Wonder Woman is part of the former, not the latter. She represents an archetype of just power, and that speaks deeply to women in a way that men have always been spoken to via moral power fantasy figures like Superman.
Except, of course, that Superman in the Snyderverse has been transformed from the former type of character into the latter; he is no longer the embodiment of morally upright simplicity, the living incarnation of Truth, Justice, and the American Way; he's a guy who resents being asked to be "a god" and really just wants to hang out with his girlfriend and doesn't bother trying to save every single person he can when someone bombs the U.S. Capitol or destroys Metropolis, and who thinks he doesn't really owe the world anything because that's what his parents taught him, even though he feels guilty a lot. He's mopey and listless, reactive rather than proactive. An individualist instead of a communalist. He's not the sort of guy who would offer random people a hug.
So Wonder Woman has stepped into that role for the Snyderverse. Jenkins, as others have noted, looked to the 1978 Richard Donner
Superman for inspiration and influence, to create Wonder Woman as a character who is much more of a heroic ideal than Superman had become.
(Side-note: I think a relatively small detail is pretty revelatory about Snyder's relationship with the character of Superman. He keeps having characters refer to him as "the Superman," as though it were a title rather than a name. Except the phrase "the Superman" is usually associated with Friedrich Nietzsche, the Übermensch, Hitlerian fantasies of racial power and racial purity, with the idea of Might Makes Right. It is a really disturbing phrase that has very different connotations than "Superman" as a name.)
I really like this movie. But sometimes, I get the feeling that the media and a good number of fans have been subjecting the world to this propaganda campaign over this film.
Or, y'know, they just really liked seeing a DC superhero as a heroic ideal for the first time since Christopher Reeve, and really liked seeing that archetype embodied by a woman for the first time on the big screen in... well,
ever. (And during an era in U.S. culture where misogyny is ascendant.)
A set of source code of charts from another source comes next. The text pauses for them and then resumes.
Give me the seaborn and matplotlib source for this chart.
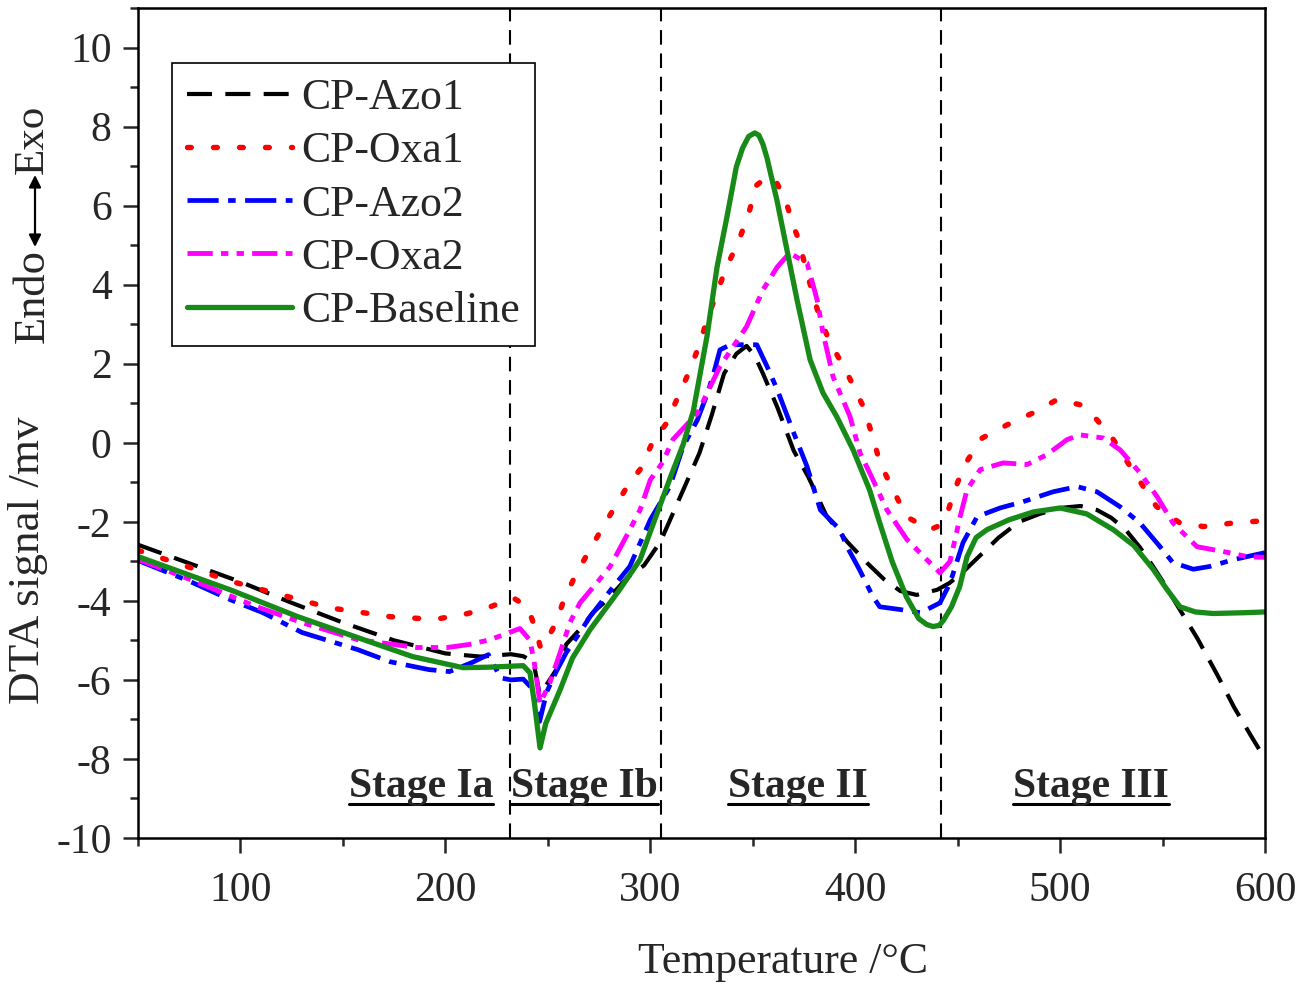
import matplotlib
matplotlib.use("Agg")
import matplotlib.pyplot as plt
import seaborn as sns
import pandas as pd
from matplotlib.ticker import MultipleLocator
from matplotlib.lines import Line2D

# ---------------- data ----------------
series_names = ["CP-Azo1", "CP-Oxa1", "CP-Azo2", "CP-Oxa2", "CP-Baseline"]

azo1_T = [50, 75, 100, 125, 150, 175, 200, 217, 225, 232, 238, 243, 246, 249, 254, 259, 266, 272,
          279, 289, 297, 305, 314, 324, 330, 336, 342, 347, 351, 355, 362, 370, 377, 386, 396, 406,
          414, 422, 430, 440, 446, 453, 461, 470, 480, 490, 500, 510, 518, 525, 532, 539, 545, 550,
          557, 567, 577, 585, 593, 600]
azo1_v = [-2.58, -3.05, -3.52, -4.05, -4.55, -5.0, -5.33, -5.41, -5.38, -5.35, -5.4, -5.55, -6.35,
          -6.15, -5.75, -5.1, -4.7, -4.3, -3.97, -3.4, -3.1, -2.5, -1.44, -0.26, 0.7, 1.75, 2.25,
          2.45, 2.2, 1.75, 0.9, -0.2, -0.85, -1.85, -2.5, -3.05, -3.45, -3.75, -3.85, -3.72, -3.55,
          -3.25, -2.85, -2.4, -2.0, -1.8, -1.65, -1.6, -1.7, -1.9, -2.2, -2.65, -3.1, -3.5, -4.1,
          -4.95, -5.9, -6.7, -7.4, -8.0]

oxa1_T = [50, 75, 95, 120, 144, 160, 173, 189, 197, 211, 222, 233, 240, 244, 246.5, 249, 254, 258,
          264, 275, 283, 290, 295, 301, 308, 313.5, 319, 324, 328, 337, 343, 348, 352, 357, 361,
          366, 370, 372, 377, 383, 388, 396, 404, 409, 412, 418.5, 425, 436.5, 441, 445, 450, 455,
          462, 474, 487, 498.5, 510, 518, 526, 533, 540.5, 547, 558.5, 570, 584.5, 600]
oxa1_v = [-2.72, -3.15, -3.5, -3.85, -4.18, -4.3, -4.4, -4.45, -4.45, -4.32, -4.15, -3.92, -4.15,
          -4.7, -5.2, -5.05, -4.55, -3.95, -3.3, -2.3, -1.6, -1.0, -0.68, 0.0, 0.5, 1.16, 1.8, 2.48,
          3.16, 4.42, 5.08, 5.8, 6.52, 6.73, 6.65, 6.14, 5.46, 5.2, 4.2, 3.1, 2.52, 1.77, 0.91,
          0.08, -0.5, -1.19, -1.87, -2.2, -2.1, -1.77, -1.0, -0.43, 0.12, 0.45, 0.76, 1.09, 0.96,
          0.58, 0.08, -0.5, -1.1, -1.61, -2.03, -2.12, -2.03, -1.97]

azo2_T = [50, 75, 95, 111, 130, 157, 173, 192, 202, 213, 221, 227, 232, 238, 242, 246, 249.5, 254,
          259, 265, 270.6, 282, 290, 300, 309.6, 316, 323, 328, 331, 334, 339, 352, 357, 362, 370,
          376.5, 383, 392.6, 396, 402, 408.7, 412, 422, 432, 441.4, 446.3, 452.6, 459.5, 470.7, 482,
          496.6, 508.3, 518, 529.3, 539, 548.8, 555, 565, 573, 584.4, 600]
azo2_v = [-2.98, -3.5, -3.97, -4.3, -4.8, -5.23, -5.54, -5.74, -5.79, -5.56, -5.36, -5.95, -6.0,
          -5.98, -6.2, -7.05, -6.3, -5.8, -5.31, -4.85, -4.4, -3.64, -3.13, -1.95, -1.1, -0.1, 0.58,
          1.26, 1.77, 2.35, 2.48, 2.48, 1.93, 1.34, 0.25, -0.6, -1.7, -2.2, -2.63, -3.2, -3.9,
          -4.15, -4.22, -4.3, -4.05, -3.55, -2.53, -1.87, -1.65, -1.49, -1.24, -1.11, -1.24, -1.62,
          -2.03, -2.63, -3.03, -3.2, -3.13, -2.96, -2.78]

oxa2_T = [50, 75, 108, 130, 157, 186, 201, 212, 222, 236.4, 241.3, 243.5, 246.2, 251, 256, 260.8,
          265.7, 274, 280.4, 288, 295, 300, 306, 311, 323, 334, 347, 355, 362, 368, 376.5, 381.4,
          384.3, 389.2, 397.5, 402.4, 408.7, 415.5, 425.3, 435, 441.4, 446.3, 451.2, 454.6, 461,
          472.2, 483.9, 493.6, 503.4, 509.7, 521, 529.3, 539, 547.3, 555.1, 566.8, 579.5, 591.2, 600]
oxa2_v = [-2.95, -3.45, -4.15, -4.55, -4.98, -5.18, -5.18, -5.1, -4.98, -4.7, -5.0, -5.6, -6.6,
          -6.07, -5.31, -4.55, -4.05, -3.54, -3.13, -2.4, -1.7, -0.94, -0.5, 0.08, 0.75, 1.93, 2.94,
          3.87, 4.45, 4.8, 4.55, 3.62, 2.78, 1.67, 0.66, -0.26, -0.94, -1.7, -2.45, -2.96, -3.29,
          -3.0, -1.87, -1.19, -0.68, -0.51, -0.55, -0.3, 0.08, 0.2, 0.12, -0.18, -0.76, -1.36, -2.03,
          -2.63, -2.75, -2.88, -2.9]

base_T = [50, 95, 128, 160, 184, 208.6, 220, 238, 241.3, 243.5, 246.2, 249, 256, 262, 270.6, 285,
          295, 305, 310, 316, 321, 327.7, 332.6, 337.4, 342, 345, 348, 351, 353, 355, 357, 359,
          361.8, 366.7, 371.6, 378, 384.3, 391, 399, 407, 412, 418, 425, 431, 435, 438, 441, 443,
          447, 451, 454.6, 459, 464.3, 475, 487, 500, 513, 526, 536, 545.4, 552, 558.5, 566, 574.6,
          590, 600]
base_v = [-2.88, -3.72, -4.4, -4.98, -5.41, -5.69, -5.68, -5.64, -5.82, -6.6, -7.72, -7.1, -6.25,
          -5.45, -4.73, -3.72, -2.96, -1.55, -0.85, -0.05, 0.8, 2.7, 4.45, 5.71, 6.98, 7.45, 7.75,
          7.84, 7.78, 7.55, 7.2, 6.75, 6.14, 4.88, 3.62, 2.1, 1.26, 0.66, -0.18, -1.19, -2.03, -3.0,
          -3.9, -4.45, -4.6, -4.65, -4.62, -4.5, -4.15, -3.64, -2.88, -2.4, -2.2, -1.95, -1.75,
          -1.65, -1.8, -2.2, -2.6, -3.2, -3.7, -4.15, -4.28, -4.32, -4.3, -4.28]

boundaries_T = [231.5, 305, 442]
stage_names = ["Stage Ia", "Stage Ib", "Stage II", "Stage III"]
stage_T = [188, 268, 372, 515]
x_ticks = [100, 200, 300, 400, 500, 600]
y_ticks = [-10, -8, -6, -4, -2, 0, 2, 4, 6, 8, 10]

# ---------------- styling ----------------
sns.set_style("ticks")
plt.rcParams["font.family"] = ["Liberation Serif", "DejaVu Serif"]
plt.rcParams["axes.linewidth"] = 1.8
plt.rcParams["axes.unicode_minus"] = False

fig = plt.figure(figsize=(13.05, 9.84), dpi=100)
ax = fig.add_axes([138 / 1305, 1 - 838 / 984, (1265 - 138) / 1305, (838 - 8) / 984])

colors = ["#000000", "#ff0000", "#0000ff", "#ff00ff", "#188a18"]
widths = [3.0, 3.9, 3.4, 3.5, 3.8]
dashes = [(6, 3.2), (0.7, 4.1), (6.6, 2.0, 1.6, 2.0), (5.2, 1.7, 1.5, 1.7, 1.5, 1.7), None]
caps = ["butt", "round", "butt", "butt", "butt"]

all_T = [azo1_T, oxa1_T, azo2_T, oxa2_T, base_T]
all_v = [azo1_v, oxa1_v, azo2_v, oxa2_v, base_v]

for b in boundaries_T:
    vl = ax.axvline(b, color="black", lw=1.5, zorder=1)
    vl.set_dashes((7, 4.2))

for name, T, v, c, w, d, cap in zip(series_names, all_T, all_v, colors, widths, dashes, caps):
    df = pd.DataFrame({"T": T, "v": v})
    sns.lineplot(data=df, x="T", y="v", ax=ax, color=c, lw=w, label=name,
                 sort=False, estimator=None, legend=False)
    ln = ax.lines[-1]
    if d is not None:
        ln.set_dashes(d)
    ln.set_dash_capstyle(cap)
    ln.set_solid_joinstyle("round")
    ln.set_dash_joinstyle("round")

ax.set_xlim(50, 600)
ax.set_ylim(-10, 11)
ax.set_xticks(x_ticks)
ax.set_yticks(y_ticks)
ax.xaxis.set_minor_locator(MultipleLocator(50))
ax.yaxis.set_minor_locator(MultipleLocator(1))
ax.tick_params(axis="both", which="major", direction="out", length=11, width=1.8,
               labelsize=30, pad=8)
ax.tick_params(axis="x", which="major", pad=13)
ax.tick_params(axis="both", which="minor", direction="out", length=6, width=1.8)
ax.tick_params(top=False, right=False, which="both")
for s in ax.spines.values():
    s.set_visible(True)
    s.set_linewidth(1.8)
    s.set_color("black")

ax.set_xlabel("Temperature /°C", fontsize=31.5)
ax.xaxis.set_label_coords((783 - 138) / 1127, -0.125)
ax.set_ylabel("DTA signal /mv", fontsize=32.5)
ax.yaxis.set_label_coords(-0.08, (838 - 560) / 830)

# Endo <-> Exo indicator
fig.text(33 / 1305, 1 - 249 / 984, "Endo", rotation=90, ha="center", va="top", fontsize=32)
fig.text(33 / 1305, 1 - 174 / 984, "Exo", rotation=90, ha="center", va="bottom", fontsize=31)
ax.annotate("", xy=(35 / 1305, 1 - 175 / 984), xytext=(35 / 1305, 1 - 247 / 984),
            xycoords="figure fraction", textcoords="figure fraction",
            arrowprops=dict(arrowstyle="<|-|>", lw=1.6, color="black",
                            mutation_scale=18, shrinkA=0, shrinkB=0))

leg = ax.legend(loc="upper left", bbox_to_anchor=((172 - 138) / 1127, (838 - 63) / 830),
                fontsize=31.5, frameon=True, fancybox=False, framealpha=1, edgecolor="black",
                handlelength=2.4, handletextpad=0.2, labelspacing=0.3, borderpad=0.35,
                borderaxespad=0)
leg.get_frame().set_linewidth(1.2)

# stage labels (bold, underlined)
stage_texts = []
for name, t in zip(stage_names, stage_T):
    stage_texts.append(ax.text(t, -8.95, name, ha="center", va="baseline",
                               fontsize=30, fontweight="bold"))

fig.canvas.draw()
renderer = fig.canvas.get_renderer()
inv = ax.transData.inverted()
for txt in stage_texts:
    bb = txt.get_window_extent(renderer)
    (x0, _), (x1, _) = inv.transform([(bb.x0, 0), (bb.x1, 0)])
    y_base = ax.transData.transform((0, -8.95))[1]
    y_line = inv.transform((0, y_base - 7))[1]
    ax.add_line(Line2D([x0, x1], [y_line, y_line], color="black", lw=2.2, clip_on=False))

fig.savefig("out.png", dpi=100)
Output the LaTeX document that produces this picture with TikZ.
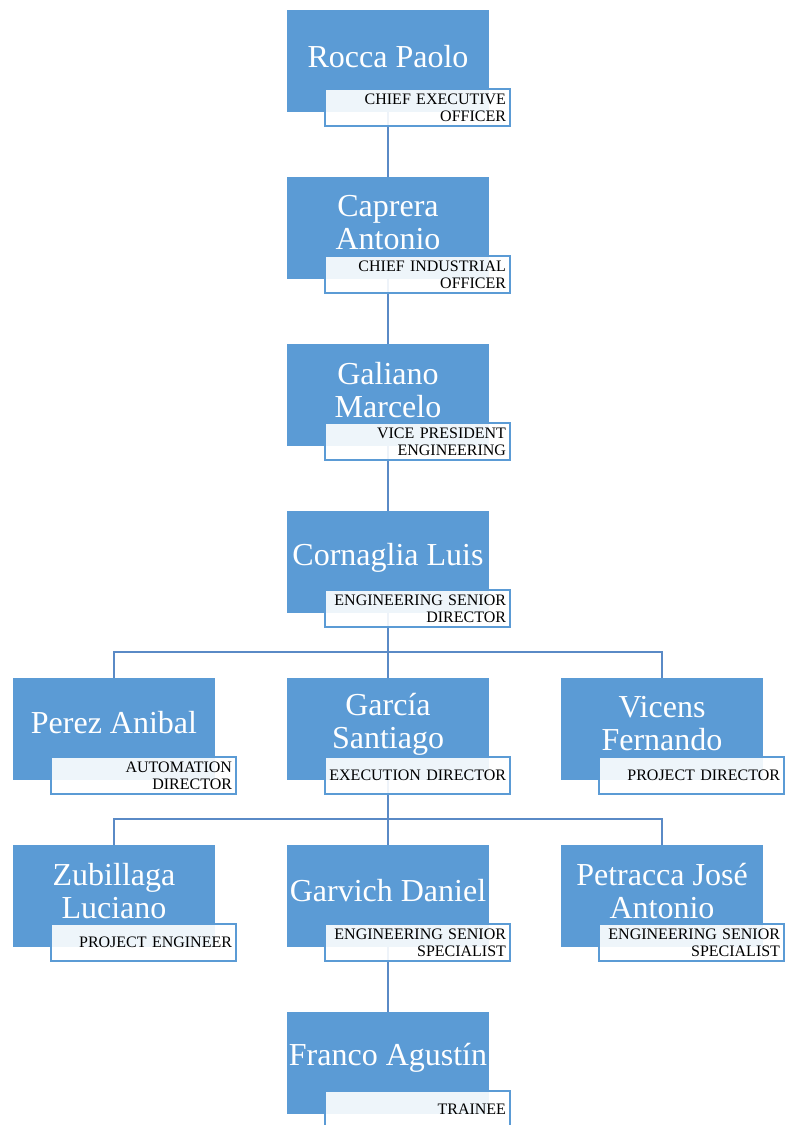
\documentclass[tikz,border=0pt]{standalone}
\usepackage{fontspec}
\setmainfont{Liberation Serif}
\usepackage{xcolor}
\usepackage{tikz}
\usetikzlibrary{positioning, backgrounds}

\definecolor{boxblue}{HTML}{5B9BD5}
\definecolor{lineblue}{HTML}{5A8AC6}

\begin{document}
\begin{tikzpicture}[x=1pt, y=-1pt,
        box/.style={rectangle, fill=boxblue, minimum width=202pt, minimum height=102pt, inner sep=0pt, outer sep=0pt},
        who/.style={text=white, align=center, inner sep=0pt, font=\fontsize{32}{33}\selectfont},
        role/.style={rectangle, draw=boxblue, line width=2pt, fill=white, fill opacity=0.9, text opacity=1,
            minimum width=185pt, minimum height=37pt, text width=177pt, inner xsep=4pt, inner ysep=0pt,
            align=right, font=\fontsize{16}{17}\selectfont, anchor=south east, xshift=22pt, yshift=-15pt},
        link/.style={draw=lineblue, line width=1.5pt}]
        \useasboundingbox (0,0) rectangle (785,1125);

        % The chain at the top
        \node[box] (rocca) at (388,61) {};
        \node[box, below=65pt of rocca] (caprera) {};
        \node[box, below=65pt of caprera] (galiano) {};
        \node[box, below=65pt of galiano] (cornaglia) {};

        % Directors
        \node[box, below=65pt of cornaglia] (garcia) {};
        \node[box, left=72pt of garcia] (perez) {};
        \node[box, right=72pt of garcia] (vicens) {};

        % Engineers
        \node[box, below=65pt of garcia] (garvich) {};
        \node[box, left=72pt of garvich] (zubillaga) {};
        \node[box, right=72pt of garvich] (petracca) {};
        \node[box, below=65pt of garvich] (franco) {};

        % Names
        \node[who] (roccaName) at ([yshift=4pt]rocca.center) {Rocca Paolo};
        \node[who] (capreraName) at ([yshift=5pt]caprera.center) {Caprera\\Antonio};
        \node[who] (galianoName) at ([yshift=5pt]galiano.center) {Galiano\\Marcelo};
        \node[who] (cornagliaName) at ([yshift=4pt]cornaglia.center) {Cornaglia Luis};
        \node[who] (perezName) at ([yshift=6pt]perez.center) {Perez Anibal};
        \node[who] (garciaName) at ([yshift=5pt]garcia.center) {García\\Santiago};
        \node[who] (vicensName) at ([yshift=5pt]vicens.center) {Vicens\\Fernando};
        \node[who] (zubillagaName) at ([yshift=5pt]zubillaga.center) {Zubillaga\\Luciano};
        \node[who] (garvichName) at ([yshift=5pt]garvich.center) {Garvich Daniel};
        \node[who] (petraccaName) at ([yshift=5pt]petracca.center) {Petracca José\\Antonio};
        \node[who] (francoName) at ([yshift=5pt]franco.center) {Franco Agustín};

        % Roles
        \node[role] (roccaRole) at (rocca.south east) {CHIEF EXECUTIVE\\OFFICER};
        \node[role] (capreraRole) at (caprera.south east) {CHIEF INDUSTRIAL\\OFFICER};
        \node[role] (galianoRole) at (galiano.south east) {VICE PRESIDENT\\ENGINEERING};
        \node[role] (cornagliaRole) at (cornaglia.south east) {ENGINEERING SENIOR\\DIRECTOR};
        \node[role] (perezRole) at (perez.south east) {AUTOMATION\\DIRECTOR};
        \node[role] (garciaRole) at (garcia.south east) {EXECUTION DIRECTOR};
        \node[role] (vicensRole) at (vicens.south east) {PROJECT DIRECTOR};
        \node[role] (zubillagaRole) at (zubillaga.south east) {PROJECT ENGINEER};
        \node[role] (garvichRole) at (garvich.south east) {ENGINEERING SENIOR\\SPECIALIST};
        \node[role] (petraccaRole) at (petracca.south east) {ENGINEERING SENIOR\\SPECIALIST};
        \node[role] (francoRole) at (franco.south east) {TRAINEE};

        % Connectors
        \begin{scope}[on background layer]
            \draw[link] (rocca.south) -- (caprera.north);
            \draw[link] (caprera.south) -- (galiano.north);
            \draw[link] (galiano.south) -- (cornaglia.north);
            \draw[link] (cornaglia.south) -- (garcia.north);
            \draw[link] (cornaglia.south) -- ++(0,39) -| (perez.north);
            \draw[link] (cornaglia.south) -- ++(0,39) -| (vicens.north);
            \draw[link] (garcia.south) -- (garvich.north);
            \draw[link] (garcia.south) -- ++(0,39) -| (zubillaga.north);
            \draw[link] (garcia.south) -- ++(0,39) -| (petracca.north);
            \draw[link] (garvich.south) -- (franco.north);
        \end{scope}
\end{tikzpicture}
\end{document}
Maybe people are getting tired of all these angsty, touchy-feely, Emo, moody, conflicted "heroes," especially when such aspects are projected onto characters that shouldn't have been that way in the first place.
Sure, it works for some characters. But Superman is supposed to be an idealistic boy scout with a simplistic moral compass.
Kor
This. And so is Wonder Woman!
But I'm getting sick and tired of being told that I should prefer more heroic and ideal protagonists.
I don't think you should
prefer heroic and idealized protagonists. But I think our culture
needs them, and that having them builds a solid foundation for newer, more complicated characters to be built upon them. And I think that some particular superheroes -- Superman, Wonder Woman, Captain America, Captain Marvel all come to mind -- ought to be these kinds of morally simplistic archetypes rather than morally complex characters.
And I'm getting sick and tired of being told that Wonder Woman is more heroic and ideal than her male counterparts, when it's obvious that she isn't.
She gets told she can't save everyone; she says, "Fuck that," and saves everyone, because she is the sort of person who wants to go out and hug the world and kiss babies. Show me a scene where Snyder!Superman is compelled to save everyone out of pure altruism and love of humanity rather than just out of guilt or shame or feeling obligated. Snyder!Superman doesn't feel like the kind of guy to me who would take on a corrupt slum lord, or hug someone about to commit suicide. He doesn't feel like the kind of person who sees the good in everyone, who cares about everyone. Jenkins!Wonder Woman does.
And I honestly don't care if the movie becomes the most profitable film in the DCEU. So what? Profit is not a sure sign of a film's quality.
You are the one who brought it up.
Why is it that many people still fail to grasp this? And I'm getting sick and tired of people using every little excuse to shove down my throat that "Wonder Woman" is the best film in the DCEU. There IS NO "best film in the DCEU".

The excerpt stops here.